Fifteen subject areas, two full course equivalents, one year.
The Liberal Arts and Sciences Committee, formed on orders from the U of C President, presented the idea of the course to the Students’ Academic Assembly on Mon., June 21 to generally supportive representatives.
At first glance, it would seem impossible for any one course or instructor or set of instructors to do justice to an offering of this scale. Drawing from almost all aspects of the university, this "Pathways: The Foundations of Knowledge and Understanding" course seems like a survey of all future university courses, in the manner of existing 201s, and could easily be dismissed as something too broad, too redundant and unteachable. After all, no one knows enough about anything to teach specialists about everything.
Setting aside for the moment the practical difficulties of eventually making the course mandatory for all undergraduates, in tutorial groups of 25 each, what would students gain from the experience?
According to the committee members, a list which reads as a virtual who’s who of the U of C academic elite–Reid, Rangachari, Glasberg, Srivastava and Schultz–the ultimate goal of this course is that it aims "to place [students] on one of the many pathways to becoming truly educated."
A noble goal indeed, and one that all places of higher learning should strive to meet. The well rounded philosopher and intellectual generalist has been prized in both ancient and modern places of higher learning.
But is the University of Calgary so intellectually bankrupt that its members need to be taught to talk to others outside their field in order to acquire some general knowledge?
As it stands, most undergraduate programs already require students to take approximately four FCEs of options outside the focus of the degree, and everybody has the opportunity to interact with each other without a formal university course. We certainly do not need this course to produce well-rounded graduates, as convocation showed this June.

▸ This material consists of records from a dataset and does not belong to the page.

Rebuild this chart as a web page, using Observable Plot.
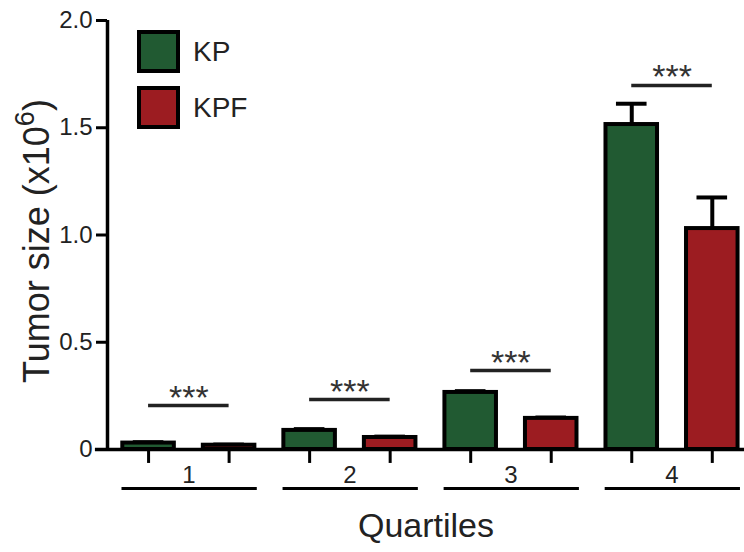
<!DOCTYPE html>
<html>
<head>
<meta charset="utf-8">
<script src="https://cdn.jsdelivr.net/npm/d3@7"></script>
<script src="https://cdn.jsdelivr.net/npm/@observablehq/plot@0.6"></script>
<style>
  html, body { margin: 0; padding: 0; background: #fff; }
  #wrap { position: relative; width: 744px; height: 552px; font-family: "Liberation Sans", Arial, sans-serif; color: #222; }
  #wrap svg { position: absolute; left: 0; top: 0; }
  .legend-item { position: absolute; left: 137px; display: flex; align-items: center; height: 43px; }
  .swatch { width: 43px; height: 43px; box-sizing: border-box; border: 4px solid #000; }
  .legend-label { margin-left: 13px; font-size: 28px; }
  #ytitle { position: absolute; left: 37px; top: 241px; transform: translate(-50%, -50%) rotate(-90deg); white-space: nowrap; font-size: 36px; }
  #ytitle sup { font-size: 75%; vertical-align: 0.55em; line-height: 0; }
</style>
</head>
<body>
<div id="wrap"></div>
<script>
// ---- data ----
const quartiles = ["1", "2", "3", "4"];
const series = ["KP", "KPF"];
const kpValues = [0.03, 0.089, 0.266, 1.515];
const kpfValues = [0.02, 0.056, 0.145, 1.03];
const kpErrors = [0.004, 0.006, 0.006, 0.097];
const kpfErrors = [0.003, 0.004, 0.004, 0.145];
const sigLabels = ["***", "***", "***", "***"];
const sigHeights = [0.205, 0.233, 0.368, 1.697];
const yTicks = [0, 0.5, 1.0, 1.5, 2.0];
const colors = {KP: "#215a32", KPF: "#9c1c21"};

// ---- table built from arrays ----
const bars = [];
quartiles.forEach((q, i) => {
  bars.push({quartile: q, series: "KP", pos: 2 * i + 1, value: kpValues[i], err: kpErrors[i]});
  bars.push({quartile: q, series: "KPF", pos: 2 * i + 2, value: kpfValues[i], err: kpfErrors[i]});
});
const groups = quartiles.map((q, i) => ({quartile: q, left: 2 * i + 1, right: 2 * i + 2, center: 2 * i + 1.5, sig: sigLabels[i], sigY: sigHeights[i]}));

const halfBar = 0.32;
const capHalf = 0.19;

const chart = Plot.plot({
  width: 744,
  height: 552,
  marginLeft: 107,
  marginRight: 0,
  marginTop: 20,
  marginBottom: 103,
  style: {fontFamily: '"Liberation Sans", Arial, sans-serif', fontSize: "24px", color: "#222", background: "transparent"},
  x: {domain: [0.49, 8.4], axis: null},
  y: {domain: [0, 2], axis: null},
  marks: [
    // error bars
    Plot.ruleX(bars, {x: "pos", y1: "value", y2: d => d.value + d.err, stroke: "#000", strokeWidth: 4}),
    Plot.ruleY(bars, {y: d => d.value + d.err, x1: d => d.pos - capHalf, x2: d => d.pos + capHalf, stroke: "#000", strokeWidth: 4}),
    // bars
    Plot.rectY(bars, {x1: d => d.pos - halfBar, x2: d => d.pos + halfBar, y1: 0, y2: "value", fill: d => colors[d.series], stroke: "#000", strokeWidth: 4}),
    // y axis
    Plot.ruleX([0.49], {y1: 0, y2: 2, stroke: "#000", strokeWidth: 3.5}),
    Plot.axisY({ticks: yTicks, tickSize: 11, tickPadding: 4, strokeWidth: 3, stroke: "#000", fill: "#222", label: null,
      tickFormat: d => d === 0 ? "0" : d3.format(".1f")(d)}),
    // baseline
    Plot.ruleY([0], {x1: 0.34, x2: 8.4, stroke: "#000", strokeWidth: 3.5}),
    // bar ticks below baseline
    Plot.ruleX(bars, {x: "pos", y1: 0, y2: -0.065, stroke: "#000", strokeWidth: 3}),
    // quartile labels
    Plot.text(groups, {x: "center", y: 0, dy: 25.5, text: "quartile", fontSize: 24, fill: "#222"}),
    // quartile underlines
    Plot.ruleY(groups, {y: 0, dy: 39, x1: d => d.left - 0.33, x2: d => d.right + 0.35, stroke: "#000", strokeWidth: 3}),
    // significance lines
    Plot.ruleY(groups, {y: "sigY", x1: "left", x2: "right", stroke: "#222", strokeWidth: 3.5}),
    Plot.text(groups, {x: "center", y: "sigY", dy: 3, lineAnchor: "bottom", text: "sig", fontSize: 34, fill: "#333"}),
    // x title
    Plot.text(["Quartiles"], {frameAnchor: "bottom", dy: 87, text: d => d, fontSize: 34, fill: "#222"})
  ]
});

const wrap = document.getElementById("wrap");
wrap.appendChild(chart);

// legend
series.forEach((s, i) => {
  const item = document.createElement("div");
  item.className = "legend-item";
  item.style.top = (30 + i * 56) + "px";
  const sw = document.createElement("div");
  sw.className = "swatch";
  sw.style.background = colors[s];
  const lab = document.createElement("span");
  lab.className = "legend-label";
  lab.textContent = s;
  item.appendChild(sw);
  item.appendChild(lab);
  wrap.appendChild(item);
});

// y title
const yt = document.createElement("div");
yt.id = "ytitle";
yt.innerHTML = "Tumor size (x10<sup>6</sup>)";
wrap.appendChild(yt);
</script>
</body>
</html>
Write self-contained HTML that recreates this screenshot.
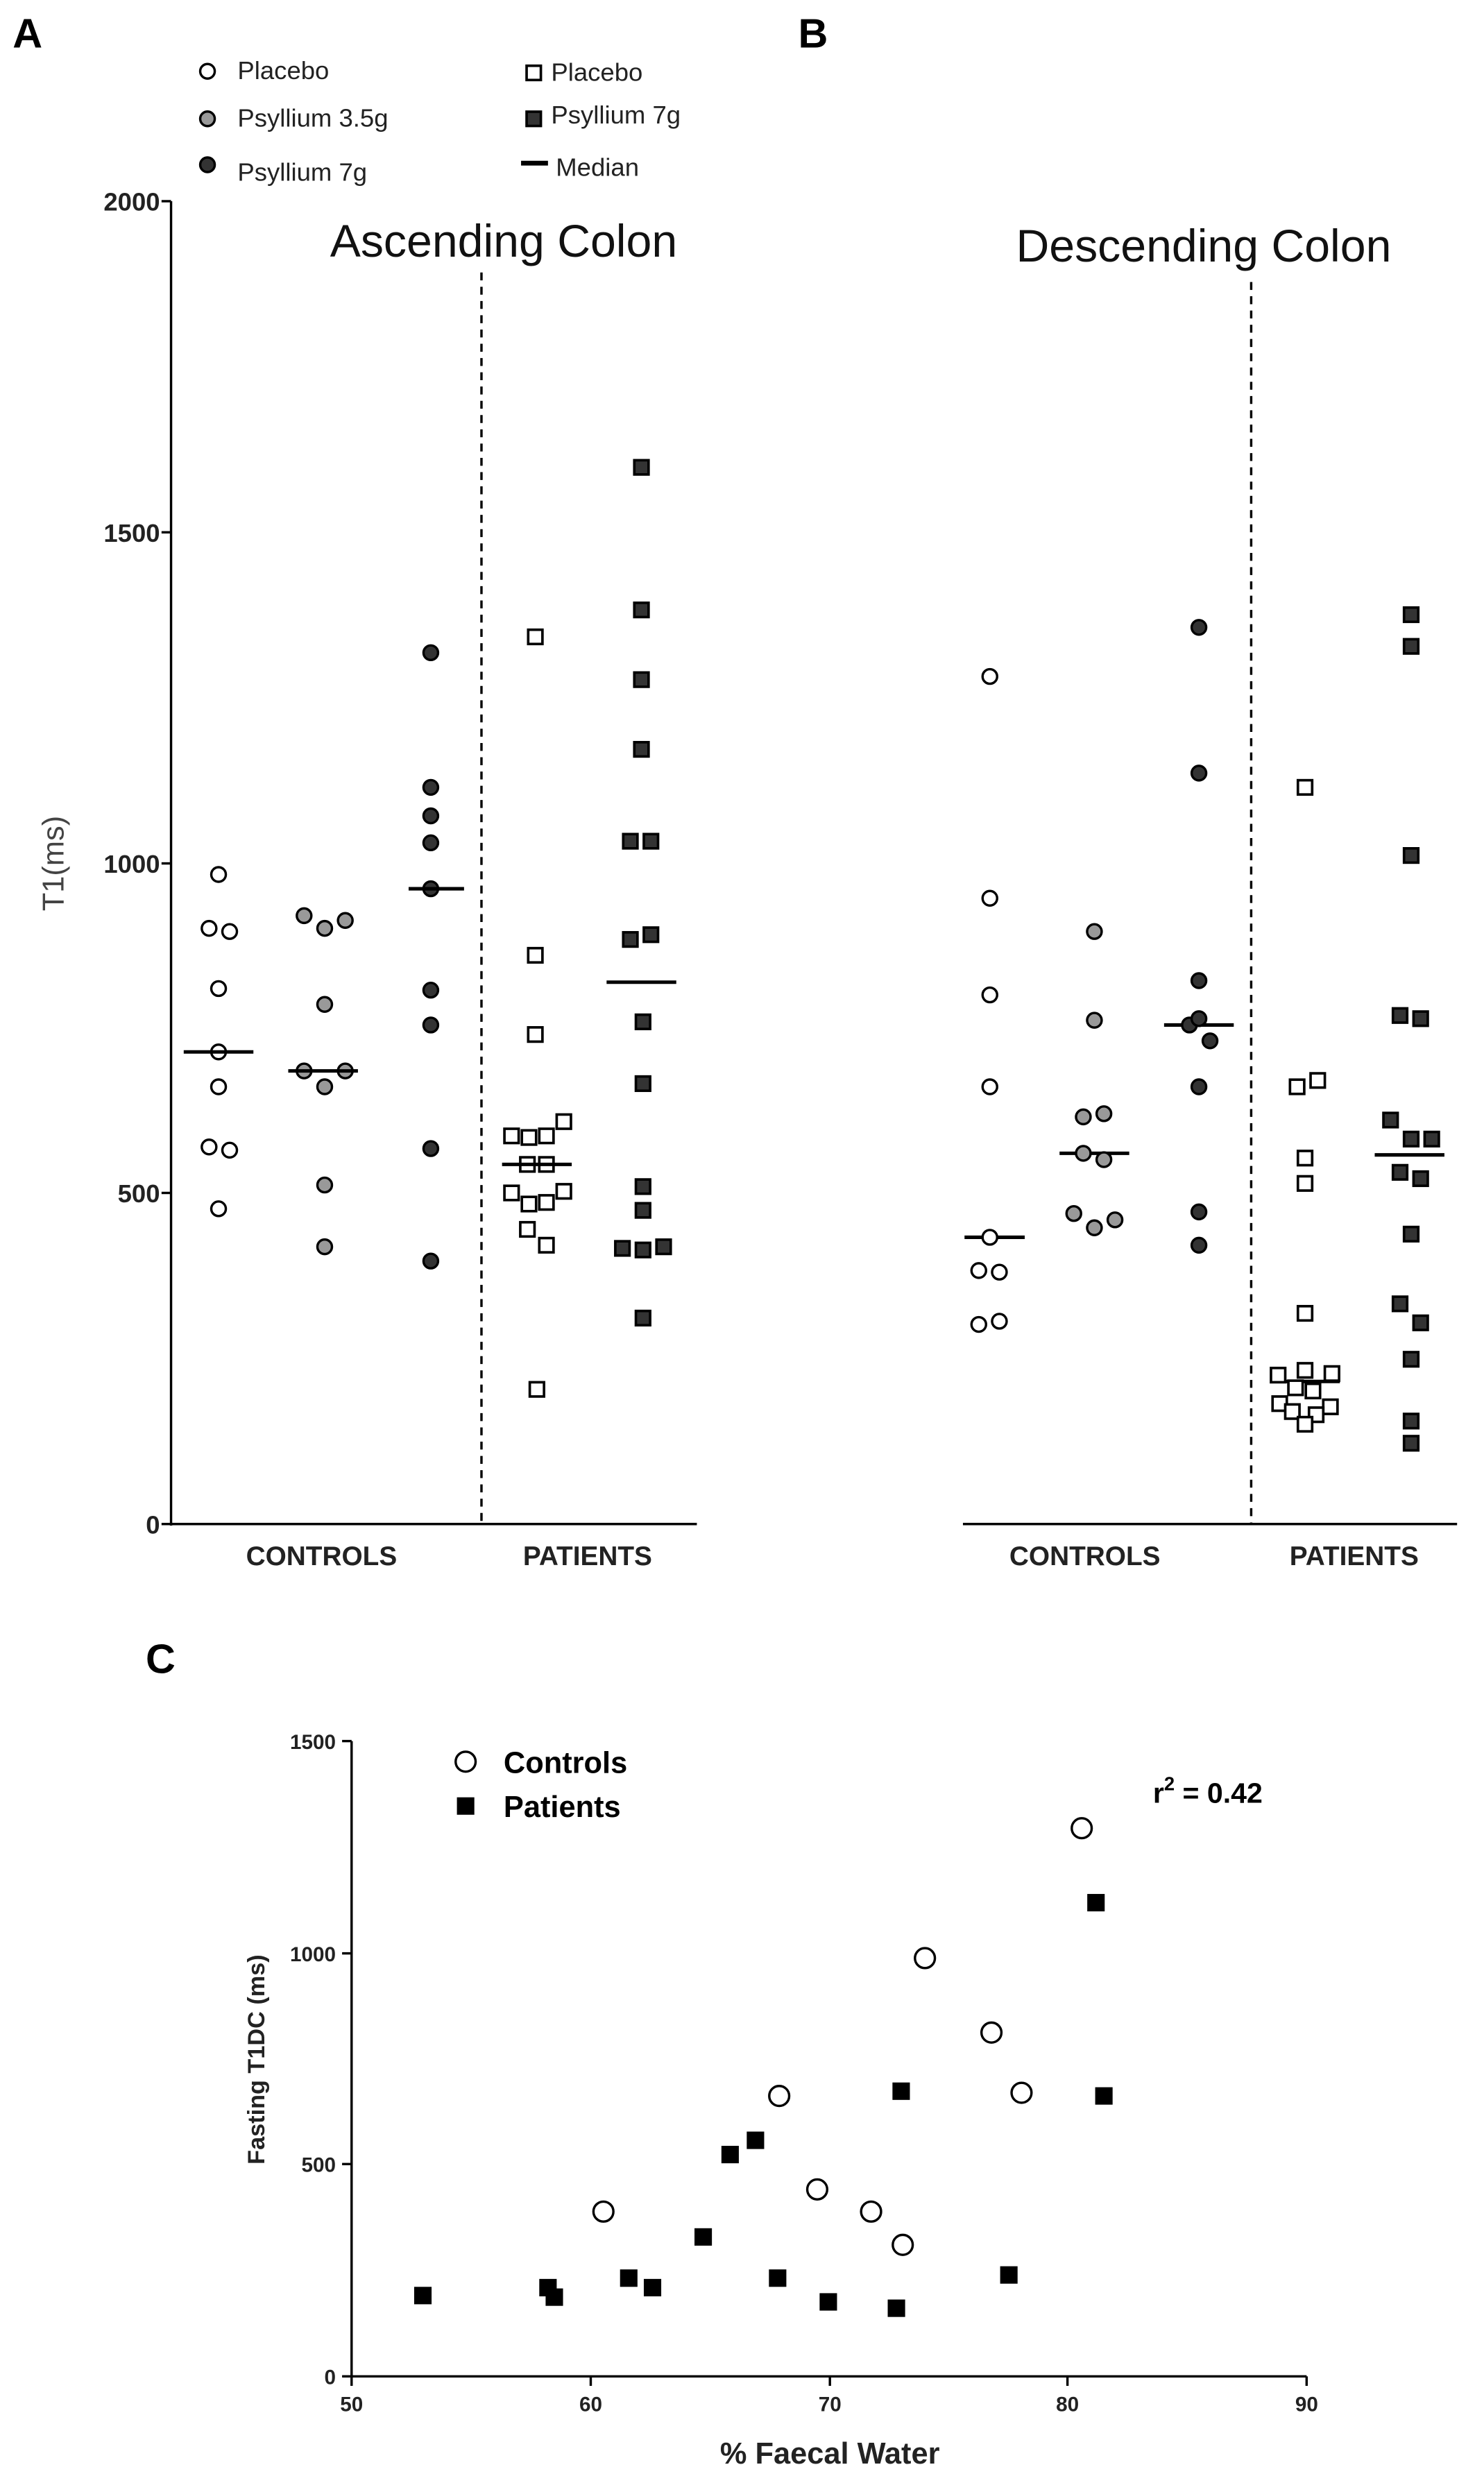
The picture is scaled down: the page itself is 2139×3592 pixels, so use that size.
<!DOCTYPE html>
<html><head><meta charset="utf-8"><style>html,body{margin:0;padding:0;background:#fff}svg{display:block}</style></head>
<body>
<svg width="2139" height="3592" viewBox="0 0 937 1573" preserveAspectRatio="none" xmlns="http://www.w3.org/2000/svg" font-family="'Liberation Sans', sans-serif">
<defs>
<g id="co"><circle r="4.6" fill="#fff" stroke="#000" stroke-width="1.5"/></g>
<g id="cg"><circle r="4.6" fill="#999" stroke="#000" stroke-width="1.5"/></g>
<g id="cd"><circle r="4.6" fill="#333" stroke="#000" stroke-width="1.5"/></g>
<g id="so"><rect x="-4.5" y="-4.5" width="9" height="9" fill="#fff" stroke="#000" stroke-width="1.6"/></g>
<g id="sd"><rect x="-4.5" y="-4.5" width="9" height="9" fill="#333" stroke="#000" stroke-width="1.6"/></g>
<g id="cc"><circle r="6.3" fill="#fff" stroke="#000" stroke-width="1.5"/></g>
<g id="sq"><rect x="-5.5" y="-5.5" width="11" height="11" fill="#000"/></g>
</defs>
<text x="8" y="30" font-size="26" font-weight="bold">A</text>
<text x="504" y="30" font-size="26" font-weight="bold">B</text>
<text x="92" y="1056" font-size="26" font-weight="bold">C</text>
<g font-size="16" fill="#222">
<use href="#co" x="131" y="45"/><text x="150" y="50">Placebo</text>
<use href="#cg" x="131" y="75"/><text x="150" y="80">Psyllium 3.5g</text>
<use href="#cd" x="131" y="104"/><text x="150" y="114">Psyllium 7g</text>
<use href="#so" x="337" y="46"/><text x="348" y="51">Placebo</text>
<use href="#sd" x="337" y="75"/><text x="348" y="78">Psyllium 7g</text>
<line x1="329" y1="103" x2="346" y2="103" stroke="#000" stroke-width="3"/><text x="351" y="111">Median</text>
</g>
<g stroke="#000" stroke-width="1.5" fill="none">
<line x1="108" y1="127" x2="108" y2="963"/>
<line x1="108" y1="962" x2="440" y2="962"/>
<line x1="608" y1="962" x2="920" y2="962"/>
<line x1="102" y1="127" x2="108" y2="127"/><line x1="102" y1="336" x2="108" y2="336"/>
<line x1="102" y1="545" x2="108" y2="545"/><line x1="102" y1="753" x2="108" y2="753"/>
<line x1="102" y1="962" x2="108" y2="962"/>
</g>
<line x1="304" y1="172" x2="304" y2="962" stroke="#000" stroke-width="1.5" stroke-dasharray="5,4"/>
<line x1="790" y1="178" x2="790" y2="962" stroke="#000" stroke-width="1.5" stroke-dasharray="5,4"/>
<g font-size="16" font-weight="bold" text-anchor="end" fill="#222">
<text x="101" y="133">2000</text><text x="101" y="342">1500</text><text x="101" y="551">1000</text><text x="101" y="759">500</text><text x="101" y="968">0</text>
</g>
<text transform="translate(40,545) rotate(-90)" font-size="19" text-anchor="middle" fill="#444">T1(ms)</text>
<g font-size="17" font-weight="bold" text-anchor="middle" fill="#222">
<text x="203" y="988">CONTROLS</text><text x="371" y="988">PATIENTS</text>
<text x="685" y="988">CONTROLS</text><text x="855" y="988">PATIENTS</text>
</g>
<text x="318" y="162" font-size="29" text-anchor="middle" fill="#111">Ascending Colon</text>
<text x="760" y="165" font-size="29" text-anchor="middle" fill="#111">Descending Colon</text>
<!-- A data -->
<g>
<use href="#co" x="138" y="552"/>
<use href="#co" x="132" y="586"/><use href="#co" x="145" y="588"/><use href="#co" x="138" y="624"/>
<use href="#co" x="138" y="664"/><use href="#co" x="138" y="686"/>
<use href="#co" x="132" y="724"/><use href="#co" x="145" y="726"/><use href="#co" x="138" y="763"/>
<use href="#cg" x="192" y="578"/><use href="#cg" x="205" y="586"/><use href="#cg" x="218" y="581"/>
<use href="#cg" x="205" y="634"/><use href="#cg" x="192" y="676"/><use href="#cg" x="218" y="676"/>
<use href="#cg" x="205" y="686"/><use href="#cg" x="205" y="748"/><use href="#cg" x="205" y="787"/>
<use href="#cd" x="272" y="412"/><use href="#cd" x="272" y="497"/><use href="#cd" x="272" y="515"/>
<use href="#cd" x="272" y="532"/><use href="#cd" x="272" y="561"/><use href="#cd" x="272" y="625"/>
<use href="#cd" x="272" y="647"/><use href="#cd" x="272" y="725"/><use href="#cd" x="272" y="796"/>
<use href="#so" x="338" y="402"/><use href="#so" x="338" y="603"/><use href="#so" x="338" y="653"/>
<use href="#so" x="356" y="708"/><use href="#so" x="323" y="717"/><use href="#so" x="334" y="718"/><use href="#so" x="345" y="717"/>
<use href="#so" x="333" y="735"/><use href="#so" x="345" y="735"/>
<use href="#so" x="323" y="753"/><use href="#so" x="334" y="760"/><use href="#so" x="345" y="759"/><use href="#so" x="356" y="752"/>
<use href="#so" x="333" y="776"/><use href="#so" x="345" y="786"/><use href="#so" x="339" y="877"/>
<use href="#sd" x="405" y="295"/><use href="#sd" x="405" y="385"/><use href="#sd" x="405" y="429"/><use href="#sd" x="405" y="473"/>
<use href="#sd" x="398" y="531"/><use href="#sd" x="411" y="531"/><use href="#sd" x="398" y="593"/><use href="#sd" x="411" y="590"/>
<use href="#sd" x="406" y="645"/><use href="#sd" x="406" y="684"/><use href="#sd" x="406" y="749"/><use href="#sd" x="406" y="764"/>
<use href="#sd" x="393" y="788"/><use href="#sd" x="406" y="789"/><use href="#sd" x="419" y="787"/><use href="#sd" x="406" y="832"/>
</g>
<g stroke="#000" stroke-width="2.2">
<line x1="116" y1="664" x2="160" y2="664"/><line x1="182" y1="676" x2="226" y2="676"/>
<line x1="258" y1="561" x2="293" y2="561"/><line x1="317" y1="735" x2="361" y2="735"/>
<line x1="383" y1="620" x2="427" y2="620"/>
<line x1="609" y1="781" x2="647" y2="781"/><line x1="669" y1="728" x2="713" y2="728"/>
<line x1="735" y1="647" x2="779" y2="647"/><line x1="803" y1="872" x2="846" y2="872"/>
<line x1="868" y1="729" x2="912" y2="729"/>
</g>
<!-- B data -->
<g>
<use href="#co" x="625" y="427"/><use href="#co" x="625" y="567"/><use href="#co" x="625" y="628"/>
<use href="#co" x="625" y="686"/><use href="#co" x="625" y="781"/><use href="#co" x="618" y="802"/>
<use href="#co" x="631" y="803"/><use href="#co" x="618" y="836"/><use href="#co" x="631" y="834"/>
<use href="#cg" x="691" y="588"/><use href="#cg" x="691" y="644"/><use href="#cg" x="684" y="705"/>
<use href="#cg" x="697" y="703"/><use href="#cg" x="684" y="728"/><use href="#cg" x="697" y="732"/>
<use href="#cg" x="678" y="766"/><use href="#cg" x="691" y="775"/><use href="#cg" x="704" y="770"/>
<use href="#cd" x="757" y="396"/><use href="#cd" x="757" y="488"/><use href="#cd" x="757" y="619"/>
<use href="#cd" x="751" y="647"/><use href="#cd" x="757" y="643"/><use href="#cd" x="764" y="657"/>
<use href="#cd" x="757" y="686"/><use href="#cd" x="757" y="765"/><use href="#cd" x="757" y="786"/>
<use href="#so" x="824" y="497"/><use href="#so" x="832" y="682"/><use href="#so" x="819" y="686"/>
<use href="#so" x="824" y="731"/><use href="#so" x="824" y="747"/><use href="#so" x="824" y="829"/>
<use href="#so" x="807" y="868"/><use href="#so" x="824" y="865"/><use href="#so" x="841" y="867"/>
<use href="#so" x="818" y="876"/><use href="#so" x="829" y="878"/>
<use href="#so" x="808" y="886"/><use href="#so" x="840" y="888"/>
<use href="#so" x="816" y="891"/><use href="#so" x="831" y="893"/><use href="#so" x="824" y="899"/>
<use href="#sd" x="891" y="388"/><use href="#sd" x="891" y="408"/><use href="#sd" x="891" y="540"/>
<use href="#sd" x="884" y="641"/><use href="#sd" x="897" y="643"/><use href="#sd" x="878" y="707"/>
<use href="#sd" x="891" y="719"/><use href="#sd" x="904" y="719"/><use href="#sd" x="884" y="740"/>
<use href="#sd" x="897" y="744"/><use href="#sd" x="891" y="779"/><use href="#sd" x="884" y="823"/>
<use href="#sd" x="897" y="835"/><use href="#sd" x="891" y="858"/><use href="#sd" x="891" y="897"/><use href="#sd" x="891" y="911"/>
</g>
<!-- panel C -->
<g stroke="#000" stroke-width="1.5">
<line x1="222" y1="1099" x2="222" y2="1500"/><line x1="222" y1="1500" x2="825" y2="1500"/>
<line x1="216" y1="1099" x2="222" y2="1099"/><line x1="216" y1="1233" x2="222" y2="1233"/>
<line x1="216" y1="1366" x2="222" y2="1366"/><line x1="216" y1="1500" x2="222" y2="1500"/>
<line x1="222" y1="1500" x2="222" y2="1506"/><line x1="373" y1="1500" x2="373" y2="1506"/>
<line x1="524" y1="1500" x2="524" y2="1506"/><line x1="674" y1="1500" x2="674" y2="1506"/>
<line x1="825" y1="1500" x2="825" y2="1506"/>
</g>
<g font-size="13" font-weight="bold" fill="#222">
<g text-anchor="end"><text x="212" y="1104">1500</text><text x="212" y="1238">1000</text><text x="212" y="1371">500</text><text x="212" y="1505">0</text></g>
<g text-anchor="middle"><text x="222" y="1522">50</text><text x="373" y="1522">60</text><text x="524" y="1522">70</text><text x="674" y="1522">80</text><text x="825" y="1522">90</text></g>
</g>
<text x="524" y="1555" font-size="19" font-weight="bold" text-anchor="middle" fill="#222">% Faecal Water</text>
<text transform="translate(167,1300) rotate(-90)" font-size="15" font-weight="bold" text-anchor="middle" fill="#222">Fasting T1DC (ms)</text>
<use href="#cc" x="294" y="1112"/><text x="318" y="1119" font-size="19" font-weight="bold">Controls</text>
<use href="#sq" x="294" y="1140"/><text x="318" y="1147" font-size="19" font-weight="bold">Patients</text>
<text x="728" y="1138" font-size="18" font-weight="bold">r<tspan font-size="12" dy="-8">2</tspan><tspan dy="8"> = 0.42</tspan></text>
<g>
<use href="#cc" x="381" y="1396"/><use href="#cc" x="516" y="1382"/><use href="#cc" x="492" y="1323"/>
<use href="#cc" x="584" y="1236"/><use href="#cc" x="550" y="1396"/><use href="#cc" x="570" y="1417"/>
<use href="#cc" x="626" y="1283"/><use href="#cc" x="645" y="1321"/><use href="#cc" x="683" y="1154"/>
<use href="#sq" x="267" y="1449"/><use href="#sq" x="346" y="1444"/><use href="#sq" x="350" y="1450"/>
<use href="#sq" x="397" y="1438"/><use href="#sq" x="412" y="1444"/><use href="#sq" x="444" y="1412"/>
<use href="#sq" x="461" y="1360"/><use href="#sq" x="477" y="1351"/><use href="#sq" x="491" y="1438"/>
<use href="#sq" x="523" y="1453"/><use href="#sq" x="566" y="1457"/><use href="#sq" x="569" y="1320"/>
<use href="#sq" x="637" y="1436"/><use href="#sq" x="692" y="1201"/><use href="#sq" x="697" y="1323"/>
</g>
</svg>
</body></html>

However, that does not mean a course that uses as texts The Wealth of Nations, The Origin of Species, The End of History and Science and Human Behaviour would be bad. As a requirement, it would force the specialists, both students and instructors, to acknowledge that other fields do exist, and that similar ideas often arise independently in different disciplines.
As an option, it allows those who seek enlightenment an opportunity to do so without overcoming the barriers between balkanized enclaves of the academic community. As a discussion item, it has already brought together some of the best minds on campus.